Exercise requirements
Return precisely the span of lines from the top of the material below to the line containing "91, 91.25, 91.5, 91.75, 92, 92.25, 92.5, 92.75];", both included. Pictures are excluded.

Dataset section
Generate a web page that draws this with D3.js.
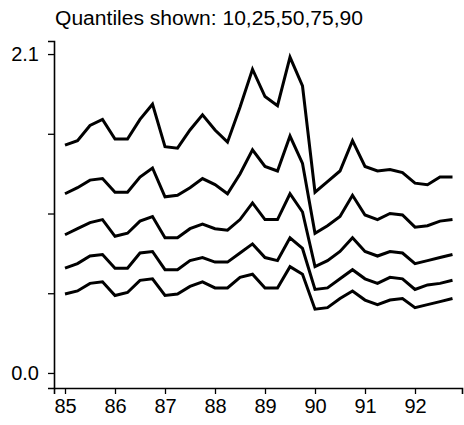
<!DOCTYPE html>
<html>
<head>
<meta charset="utf-8">
<script src="https://cdn.jsdelivr.net/npm/d3@7"></script>
<style>
  body { margin: 0; background: #fff; }
  svg text { font-family: "Liberation Sans", Arial, sans-serif; fill: #000; }
</style>
</head>
<body>
<div id="chart"></div>
<script>
// quarterly observations, 85Q1 .. 92Q4
const quarters = [85, 85.25, 85.5, 85.75, 86, 86.25, 86.5, 86.75, 87, 87.25, 87.5, 87.75,
    88, 88.25, 88.5, 88.75, 89, 89.25, 89.5, 89.75, 90, 90.25, 90.5, 90.75,
    91, 91.25, 91.5, 91.75, 92, 92.25, 92.5, 92.75];

const q90 = [1.50, 1.53, 1.63, 1.67, 1.54, 1.54, 1.67, 1.77, 1.49, 1.48, 1.60, 1.70,
    1.60, 1.52, 1.75, 2.00, 1.82, 1.76, 2.08, 1.89, 1.19, 1.26, 1.33, 1.53,
    1.36, 1.33, 1.34, 1.32, 1.25, 1.24, 1.29, 1.29];
const q75 = [1.18, 1.22, 1.27, 1.28, 1.19, 1.19, 1.29, 1.35, 1.16, 1.17, 1.22, 1.28,
    1.24, 1.18, 1.31, 1.47, 1.36, 1.33, 1.56, 1.38, 0.92, 0.97, 1.03, 1.17,
    1.04, 1.01, 1.05, 1.04, 0.96, 0.97, 1.00, 1.01];
const q50 = [0.91, 0.95, 0.99, 1.01, 0.90, 0.92, 1.00, 1.03, 0.89, 0.89, 0.95, 0.98,
    0.95, 0.94, 1.01, 1.12, 1.01, 1.01, 1.18, 1.06, 0.70, 0.74, 0.80, 0.89,
    0.80, 0.77, 0.80, 0.79, 0.72, 0.74, 0.76, 0.78];
const q25 = [0.69, 0.72, 0.77, 0.78, 0.69, 0.69, 0.79, 0.80, 0.68, 0.68, 0.74, 0.76,
    0.73, 0.73, 0.79, 0.85, 0.76, 0.74, 0.89, 0.82, 0.55, 0.56, 0.62, 0.68,
    0.62, 0.59, 0.63, 0.62, 0.55, 0.58, 0.59, 0.61];
const q10 = [0.52, 0.54, 0.59, 0.60, 0.51, 0.53, 0.61, 0.62, 0.51, 0.52, 0.57, 0.60,
    0.56, 0.56, 0.63, 0.65, 0.56, 0.56, 0.70, 0.65, 0.42, 0.43, 0.49, 0.54,
    0.48, 0.45, 0.48, 0.49, 0.43, 0.45, 0.47, 0.49];

const xTicks = [85, 86, 87, 88, 89, 90, 91, 92];
const yTicks = [0, 0.525, 1.05, 1.575, 2.1];
const yLabelled = [0, 2.1];
const title = "Quantiles shown: 10,25,50,75,90";

const width = 464, height = 425;

const svg = d3.select("#chart").append("svg")
    .attr("width", width)
    .attr("height", height);

// scales (domain padded so the axis lines overrun the data a bit, like the original)
const x = d3.scaleLinear().domain([84.78, 92.94]).range([54, 462]);
const y = d3.scaleLinear().domain([-0.099, 2.186]).range([388, 41]);

// title
svg.append("text")
    .attr("x", 55)
    .attr("y", 25)
    .attr("textLength", 308)
    .attr("lengthAdjust", "spacingAndGlyphs")
    .style("font-size", "20px")
    .text(title);

// x axis
const xAxis = svg.append("g")
    .attr("transform", "translate(0," + y(-0.099) + ")")
    .call(d3.axisBottom(x).tickValues(xTicks).tickSize(6).tickPadding(4).tickFormat(d3.format("d")));

// y axis
const yAxis = svg.append("g")
    .attr("transform", "translate(" + x(84.78) + ",0)")
    .call(d3.axisLeft(y).tickValues(yTicks).tickSize(6).tickPadding(9)
        .tickFormat(d => yLabelled.includes(d) ? d3.format(".1f")(d) : ""));

[xAxis, yAxis].forEach(g => {
    g.select(".domain").attr("stroke", "#000").attr("stroke-width", 1.6);
    g.selectAll(".tick line").attr("stroke", "#000").attr("stroke-width", 1.3);
    g.selectAll("text").style("font-size", "20px").attr("fill", "#000");
});
xAxis.selectAll("text").attr("dy", "0.75em");

// quantile lines
const line = d3.line()
    .x((d, i) => x(quarters[i]))
    .y(d => y(d));

svg.selectAll(".q")
    .data([q10, q25, q50, q75, q90])
    .enter()
    .append("path")
    .attr("class", "q")
    .attr("d", line)
    .attr("fill", "none")
    .attr("stroke", "#000")
    .attr("stroke-width", 3)
    .attr("stroke-linejoin", "miter")
    .attr("stroke-miterlimit", 4);
</script>
</body>
</html>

Written response
Generate a web page that draws this with D3.js.
<!DOCTYPE html>
<html>
<head>
<meta charset="utf-8">
<script src="https://cdn.jsdelivr.net/npm/d3@7"></script>
<style>
  body { margin: 0; background: #fff; }
  svg text { font-family: "Liberation Sans", Arial, sans-serif; fill: #000; }
</style>
</head>
<body>
<div id="chart"></div>
<script>
// quarterly observations, 85Q1 .. 92Q4
const quarters = [85, 85.25, 85.5, 85.75, 86, 86.25, 86.5, 86.75, 87, 87.25, 87.5, 87.75,
    88, 88.25, 88.5, 88.75, 89, 89.25, 89.5, 89.75, 90, 90.25, 90.5, 90.75,
    91, 91.25, 91.5, 91.75, 92, 92.25, 92.5, 92.75];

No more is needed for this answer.